Finding the isometric embedding guaranteed by Alexandrov's theorem
in a robust way is presently an unsolved problem: the
state-of-the-art uses numerical force-field optimization
(Brinkmann et al. 2010,
Schwerdtfeger et al. 2013,
Wirz et al. 2015), which often
works, but it is prone to failure if the initial guess is far from
the correct shape, and it breaks down more often as fullerenes grow
in size.
This task will start from my recent work presented here.
The central idea is as follows: For fullerenes,
the positions of the pentagons uniquely determine the fullerene's
shape. The idea explored here is to thin out the graph in a certain
metric-preserving way by maintaining a Delaunay-triangulation, and to use
the surface metric to find the coarse polyhedron defined by the 12
pentagon vertices. The 12-vertex polyhedron can then be embedded
in a robust way (and uniquely, by Alexandrov) due to the fixed vertex count.
(a)
(b)
Neighbouring triangles share a coordinate system, but all three may not.
Computing the Delaunay triangulation is made difficult by the fact
that it isn't possible to make a single two-dimensional coordinate
system for the whole fullerene surface. However, it is possible
to make overlapping patches of flat coordinate systems. In particular,
any two adjacent triangles share a coordinate system, and this can be
extended to regions that contain no Gaussian curvature. Inside such
regions, angles and lengths can be worked out as in Cartesian
coordinates, but anything that goes outside of the ``safe'' region
potentially yields nonsense. The information used in the Delaunay
triangulation algorithm has to, in each step, remain within the
progressively growing flat regions.
The subtasks for Task E include:
Isometric coarsening of point-set to only cone points.
Unfolding/folding Delaunay triangulation to Eisenstein polygons.
3D embedding of coarse metric.
Preliminary experiments yielded a coarse shape, which
can be used for shape classification and search, in milliseconds.
Full 3D embedding derived from coarse embedding. Preliminary experiments
yielded 3D geometry very near to full DFT/B3LYP optimized geometry
in tens of seconds.
Preliminary Work:
In Intrinsic Geometries of Fullerenes, I presented a partial prototype of
this idea, but in which the Delaunay-step had to be hand annotated.
The figure above shows the steps of a test
calculation for a barrel-shaped $C_{480}$. The coarse and interpolated
shapes were calculated in miliseconds. Similar timing was obtained for
$C_{3000}$. However, more work is still necessary for creating a
robust, efficient solution.
MSc Thesis: Buster Pedersen, Molecular Shapes of Fullerenes: A Robust Force-field Method for Fullerenes and Polyhedral Molecules.

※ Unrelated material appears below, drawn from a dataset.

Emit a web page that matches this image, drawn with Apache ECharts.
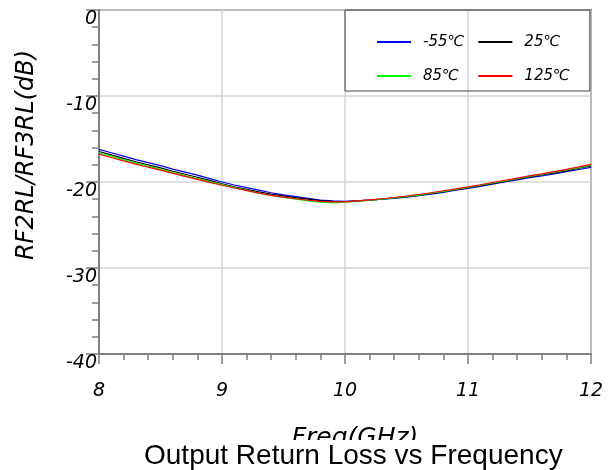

Buster derived formulas in a form suitable for vectorized computation and implemented a Python/Numpy prototype.
The formulas and code was designed such that molecurlar 3D geometry could simultaneously be found for entire isomer spaces on GPU
with massively data-parallel algorithms working in lockstep, i.e., the same arithmetic operations performed on every
isomer in the same clock cycle. This makes it possible to get near to full GPU utility (peak performance), which is rare for realistic problems.
A later student, Jonas de la Cour, reimplemented Buster's Python code in C++/CUDA, speeding it up by six orders of magnitude.
The work is not yet published, but the code is available on GitHub.
This makes it possible to generate molecular 3D geometries for full isomer spaces on the fly (millions of structures in parallel),
on which one can perform coarse molecular property calculations and screen for ones with desired properties.